Little boy, literary celebrity, sports lover

The trick to writing seriously about sport for a literary man was to take the sport seriously himself. George Plimpton did that. His books were personal histories that teased out the essence of sport and the individuals involved.

One doesn’t hear the expression ‘participatory journalism’ these days. It was popularised by the American writer and editor George Plimpton, although he didn’t invent either the term or the technique. Popular novelist Paul Gallico (The Poseidon Adventure), who began as a sportswriter, went a round with Jack Dempsey (who knocked him out in 10 seconds) in order to understand sport and get a “feel” for it.

Gallico played golf with Bobby Jones, swam with Johnny Weissmuller, and so on. “It all began back in 1922,” he wrote in Farewell to Sport, “when I was a cub sportswriter and consumed with more curiosity than was good for my health.” The bout with Dempsey taught him that “the fighter rarely if ever sees the punch that tumbles blackness over him like a mantle, with a tearing rip as though the roof of his skull were exploding, and robs him of his senses.” Not bad for 10 seconds’ work.
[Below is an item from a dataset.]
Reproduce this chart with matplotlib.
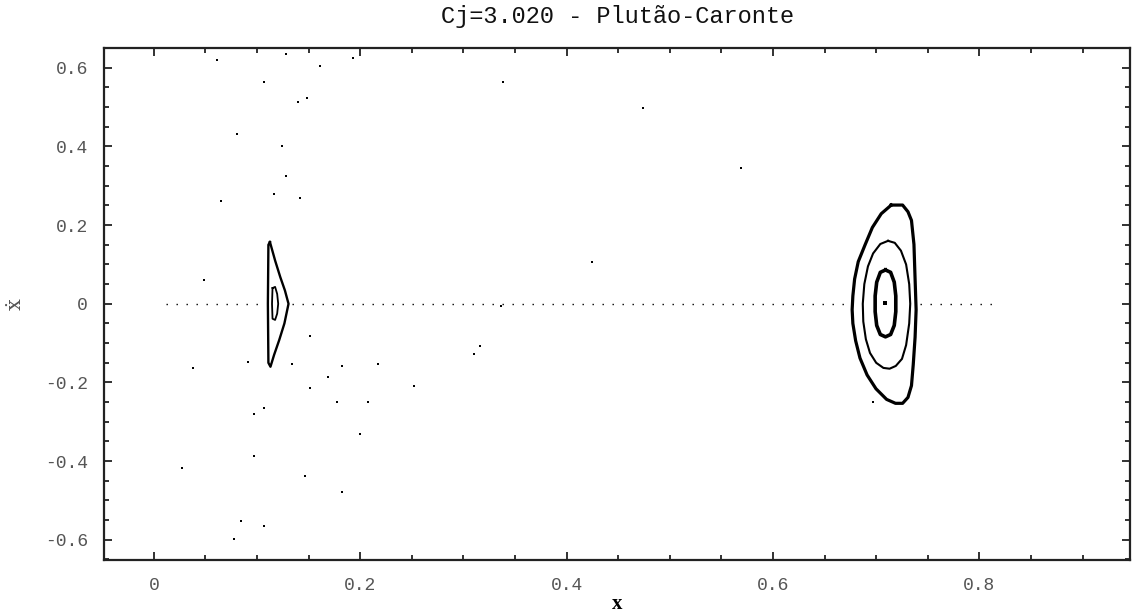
import matplotlib
matplotlib.use("Agg")
import matplotlib.pyplot as plt
from matplotlib.ticker import MultipleLocator, FuncFormatter

plt.rcParams["axes.unicode_minus"] = False

# scattered (chaotic) section points
scatter_x = [0.061, 0.107, 0.128, 0.140, 0.148, 0.081, 0.124, 0.161, 0.193, 0.128,
             0.116, 0.142, 0.065, 0.338, 0.474, 0.569, 0.425, 0.336, 0.049, 0.0375,
             0.091, 0.151, 0.134, 0.1515, 0.177, 0.208, 0.097, 0.107, 0.200, 0.097,
             0.027, 0.146, 0.1825, 0.084, 0.107, 0.078, 0.1825, 0.2175, 0.169, 0.252,
             0.316, 0.3105, 0.697]
scatter_y = [0.619, 0.565, 0.636, 0.513, 0.523, 0.431, 0.401, 0.604, 0.624, 0.325,
             0.279, 0.269, 0.262, 0.564, 0.497, 0.344, 0.106, -0.006, 0.060, -0.164,
             -0.149, -0.082, -0.154, -0.215, -0.250, -0.250, -0.281, -0.266, -0.332, -0.387,
             -0.418, -0.438, -0.479, -0.551, -0.565, -0.597, -0.159, -0.154, -0.185, -0.210,
             -0.108, -0.128, -0.249]

# dotted segments along xdot = 0
seg_start = [0.012, 0.134, 0.742]
seg_end = [0.108, 0.674, 0.818]

# island around x ~ 0.12
left_outer_x = [0.1125, 0.1175, 0.1225, 0.1270, 0.1305, 0.1265, 0.1215, 0.1165, 0.1130,
                0.1110, 0.1105, 0.1110, 0.1125]
left_outer_y = [0.157, 0.110, 0.068, 0.034, 0.000, -0.050, -0.092, -0.130, -0.160,
                -0.150, 0.000, 0.150, 0.157]
left_inner_x = [0.1150, 0.1175, 0.1195, 0.1205, 0.1195, 0.1175, 0.1150, 0.1145, 0.1150]
left_inner_y = [0.040, 0.043, 0.025, 0.000, -0.025, -0.041, -0.038, 0.000, 0.040]

# island around x ~ 0.71
right_outer_x = [0.7146, 0.7049, 0.6963, 0.6894, 0.6826, 0.6791, 0.6774, 0.6767, 0.6774,
                 0.6801, 0.6843, 0.6912, 0.6998, 0.7101, 0.7187, 0.7256, 0.7308, 0.7342,
                 0.7359, 0.7377, 0.7387, 0.7377, 0.7366, 0.7342, 0.7308, 0.7256, 0.7146]
right_outer_y = [0.251, 0.229, 0.194, 0.151, 0.107, 0.063, 0.020, -0.015, -0.050,
                 -0.094, -0.138, -0.181, -0.216, -0.243, -0.253, -0.253, -0.238, -0.208,
                 -0.155, -0.085, -0.015, 0.063, 0.151, 0.212, 0.234, 0.251, 0.251]
right_mid_x = [0.7115, 0.704, 0.697, 0.692, 0.6885, 0.687, 0.6875, 0.690, 0.694, 0.700,
               0.707, 0.713, 0.719, 0.725, 0.729, 0.732, 0.733, 0.732, 0.729, 0.724,
               0.718, 0.7115]
right_mid_y = [0.160, 0.152, 0.128, 0.095, 0.050, 0.000, -0.045, -0.090, -0.125, -0.150,
               -0.163, -0.165, -0.158, -0.140, -0.105, -0.050, 0.000, 0.050, 0.100, 0.135,
               0.155, 0.160]
right_inner_x = [0.709, 0.704, 0.7005, 0.699, 0.699, 0.7005, 0.704, 0.709, 0.714, 0.7175,
                 0.719, 0.719, 0.7175, 0.714, 0.709]
right_inner_y = [0.086, 0.080, 0.055, 0.020, -0.020, -0.055, -0.078, -0.084, -0.078, -0.055,
                 -0.020, 0.020, 0.055, 0.080, 0.086]
center_x = [0.7085]
center_y = [0.001]

x_ticks = [0, 0.2, 0.4, 0.6, 0.8]
y_ticks = [-0.6, -0.4, -0.2, 0, 0.2, 0.4, 0.6]

fig = plt.figure(figsize=(11.34, 6.14), dpi=100)
ax = fig.add_axes([0.092, 0.0875, 0.9045, 0.8348])

for a, b in zip(seg_start, seg_end):
    ax.plot([a, b], [0, 0], color="black", lw=1.0, ls=(0, (1, 6.2)),
            dash_capstyle="butt")

ax.plot(scatter_x, scatter_y, ls="none", marker="s", ms=1.5, mew=0, color="black")

ax.plot(left_outer_x, left_outer_y, color="black", lw=1.7)
ax.plot(left_inner_x, left_inner_y, color="black", lw=1.3)
ax.plot(right_outer_x, right_outer_y, color="black", lw=2.3)
ax.plot(right_mid_x, right_mid_y, color="black", lw=1.5)
ax.plot(right_inner_x, right_inner_y, color="black", lw=2.6)
ax.plot(center_x, center_y, ls="none", marker="s", ms=2.2, mew=0, color="black")

ax.set_xlim(-0.048, 0.946)
ax.set_ylim(-0.652, 0.651)

ax.set_xticks(x_ticks)
ax.set_yticks(y_ticks)
ax.xaxis.set_minor_locator(MultipleLocator(0.05))
ax.yaxis.set_minor_locator(MultipleLocator(0.05))
fmt = FuncFormatter(lambda v, p: "0" if abs(v) < 1e-9 else "%g" % v)
ax.xaxis.set_major_formatter(fmt)
ax.yaxis.set_major_formatter(fmt)
ax.tick_params(which="both", direction="in", top=True, right=True, width=1.3,
               color="#222222")
ax.tick_params(which="major", length=5.5, pad=12)
ax.tick_params(which="minor", length=3.5)
for lab in ax.get_xticklabels() + ax.get_yticklabels():
    lab.set_fontfamily("Liberation Mono")
    lab.set_fontsize(13)
    lab.set_color("#555555")
for s in ax.spines.values():
    s.set_linewidth(1.6)
    s.set_color("#222222")

ax.set_title("Cj=3.020 - Plutão-Caronte", fontfamily="Liberation Mono",
             fontsize=17, color="#111111", pad=18)
ax.set_xlabel("x", fontfamily="Liberation Serif", fontweight="bold", fontsize=15,
              labelpad=0)
ax.set_ylabel("ẋ", fontfamily="DejaVu Serif", fontsize=15, color="#555555",
              labelpad=14)

plt.savefig("out.png", dpi=100)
Plimpton belonged to a generation of writers – Truman Capote, Norman Mailer, Gay Talese were some others – who put themselves at the centre of the story. Thus emerged a series of books on sports in which Plimpton participated at the highest level: Out of My League (baseball), Paper Lion (American football), The Bogey Man (golf), Shadow Box (boxing) and Open Net (ice hockey). Plimpton played as a quarterback for the Detroit Lions, pitched to Willie Mays and Ernie Banks and golfed with Sam Snead.

The trick to writing seriously about sport for a literary man was to take the sport seriously himself. Plimpton did that. The books were not versions of travel writing where you carried a refrigerator over the Alps just to describe the experience; they were personal histories that teased out the essence of sport and the individuals involved.

In the foreword to The Bogey Man, sportswriter Rick Reilly put it in perspective: “Plimpton had the genius to stop talking to the pros who played the sports he loved and start playing the sports he loved.”

Plimpton showed that the actual game itself is not always the most interesting part of competitive sport. It is the human stories, the laughter, the anecdotes, the stories-within-stories that endure. He was sensitive enough to understand this and professional enough to go after them as an insider. He describes himself as being “very lean and thin, along the lines of a stick… I can slide my watch up my arm almost to the elbow”. Hardly guaranteed to inspire confidence in his ability to survive in a contact sport! “You had to have an awful lot of little boy in you to play baseball for a living,” he quotes someone as saying. Plimpton was a rare mix: little boy, literary celebrity, social lion, sports lover, hero worshipper.

“I am inordinately fond of Shadow Box,” he tells us in that book, “very likely because Muhammad Ali, the most colourful athlete of our times, dominates its pages.” The books come alive because Plimpton is the most colourful writer on sports of our times.